How to Set Up a Robotics Lab in a CBSE School: A Step-by-Step Guide for Educators
Introduction
In today’s tech-driven world, Robotics education is no longer optional — it’s essential. CBSE’s emphasis on coding, AI, and experiential learning has made Robotics Labs a powerful tool to engage students in STEM. But how do you actually set one up in a school?
Here’s a step-by-step guide for school administrators, educators, and tech coordinators to establish a Robotics Lab in a CBSE school.
Why Robotics in Schools?
- Promotes problem-solving, logic, and creativity
- Develops coding and AI skills
- Aligns with NEP 2020 and CBSE’s skill-based learning objectives
- Encourages teamwork, design thinking, and hands-on learning
Step-by-Step Guide to Setting up a Robotics Lab
Step 1: Identify Objectives & Grade Levels
Decide whether the lab will cater to:
- Middle School (Classes 6–8)
- Secondary (Classes 9–10)
- Senior Secondary (Classes 11–12)
💡 Pro Tip: Start small (Grades 6–8) and scale based on student interest.

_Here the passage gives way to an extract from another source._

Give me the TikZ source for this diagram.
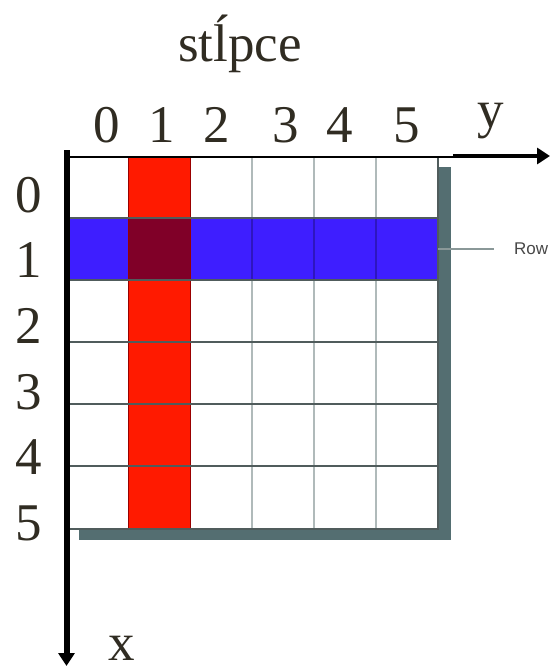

Step 2: Allocate Space for the Lab
- Minimum area: 400–600 sq ft
- Must have proper lighting, ventilation, and power sockets
- Tables with modular layouts for team-based work
- Storage cabinets for kits and tools
Step 3: Choose the Right Robotics Kits
Choose kits based on age and skill level. Some CBSE-aligned suggestions:
- Lego Education Kits – For beginners
- Arduino UNO/Raspberry Pi – For coding + electronics
- DIY STEM kits – Budget-friendly and engaging
- AI & IoT Kits – For advanced grades (CBSE AI curriculum)
Step 4: Install Required Software & Devices
- Laptops/Desktops (1 per 2 students)
- Internet connection
- Software: Arduino IDE, Scratch, Tinkercad, Python, or Visual Studio Code
- Online platforms for virtual coding (e.g., Code.org, RoboGarden)
Step 5: Recruit or Train Faculty
- Train 1–2 teachers under CBSE/AICTE-approved training programs
- Partner with ed-tech firms or robotics clubs
- Encourage student mentors (peer learning)
Step 6: Design Curriculum & Activities
Align projects with CBSE skills like:
- Block-based programming (Scratch)
- Sensor integration
- Line-following robots
- IoT-based weather station
- AI-based object detection
🔧 Include monthly projects, internal exhibitions, and inter-school challenges.
Step 7: Safety & Maintenance
- Install safety signs and instructions
- Assign a lab in-charge
- Schedule monthly maintenance of kits and devices
Step 8: Budget Planning
Estimated costs (for 30–40 students):
| Item | Estimated Cost |
|---|---|
| Robotics kits (10–15 units) | ₹1.5–3 Lakhs |
| Computers & software | ₹1–2 Lakhs |
| Furniture & Electrical | ₹50,000–₹1 Lakh |
| Faculty Training | ₹20,000–₹50,000 |
| Total | ₹3–6 Lakhs |
💰 Seek CSR funding, Atal Innovation Mission support, or local education grants.
Step 9: Engage Parents & Community
- Host a “Robotics Day” or STEM exhibition
- Invite parents to see student projects
- Collaborate with local tech professionals or colleges
Step 10: Register for Competitions & CBSE Events
- Inspire students to join:
- CBSE Science Exhibition
- ATL Marathon
- World Robot Olympiad (WRO)
- RoboCup Junior
Conclusion
A well-designed Robotics Lab can transform your CBSE school into a 21st-century learning hub. With the right planning, tools, and vision, your students will not just learn technology — they’ll create it.